Some tips on what to look for, room by room
A few specifics from years of valuing household contents, so you know where to slow down:
- Garage and basement. Usually a lot of value here. Quality hand and power tools, exercise equipment, bikes, camping and sports equipment. These all have solid resale value and are easy to sell.
- Kitchen. Most of it's low-value, but watch for quality cookware (Le Creuset, All-Clad, Ruffoni), cast iron pieces, and high-quality small appliances. Formal china and crystal sets are beautiful, but unfortunately demand for them is very low right now and they're usually hard to sell.

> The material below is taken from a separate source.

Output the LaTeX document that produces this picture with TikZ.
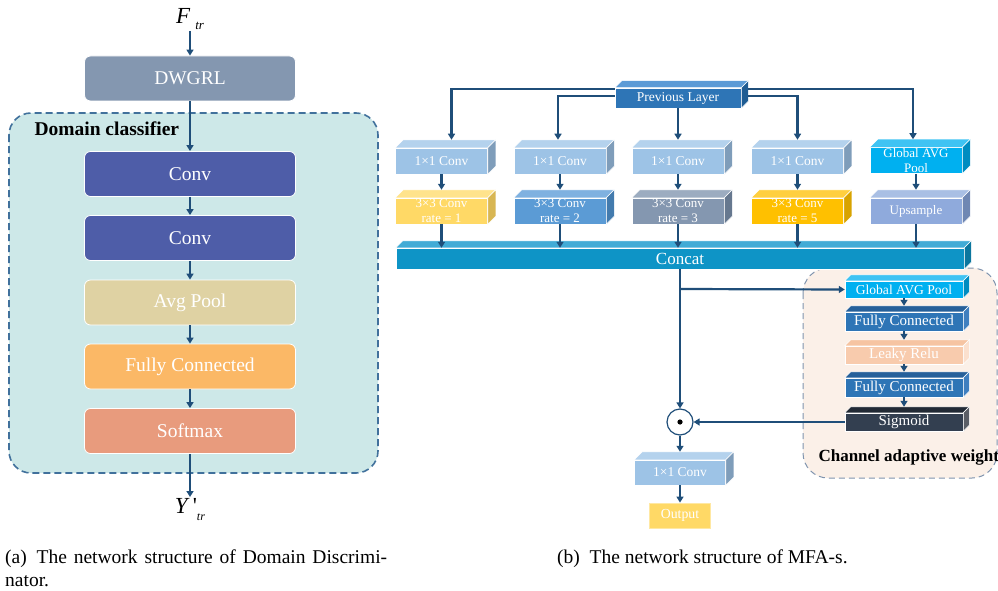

- Living and dining rooms. Traditional dark wood furniture sells for far less than people expect. But clean-lined mid-century pieces are highly sought after.
- Bedrooms. Make sure to identify all the jewelry and precious metals here. That's usually the most valuable thing in the bedroom. Most clothing is a donation, not a sale. But there's a strong resale market for designer brands (Gucci, Louis Vuitton, Hermes, Dior).
- Office and files. Keep legal and financial documents, shred anything sensitive, and digitize photos so more than one person can keep the memory. A recent computer, within the last 5 years, likely has some value. Anything older will probably need to be recycled.
- Attic and closets. Full of surprises! Don't rush the last dusty corners.
If you want to go deeper on what's actually worth selling, we walk through it in how to value belongings without an appraiser.
Final step: Don't skip the "pocket check"!
Before anything leaves the house, do a double-check search for hidden valuables. Older family members in particular often tuck away cash, jewelry, and important papers in surprising places: inside books, envelopes, coat pockets, freezers, and the backs of drawers. Look for important documents (wills, titles, insurance policies, tax records), safe-deposit and house keys, savings bonds, medications that need proper disposal. Look around the house for places you could hide things, and then assume there's something there.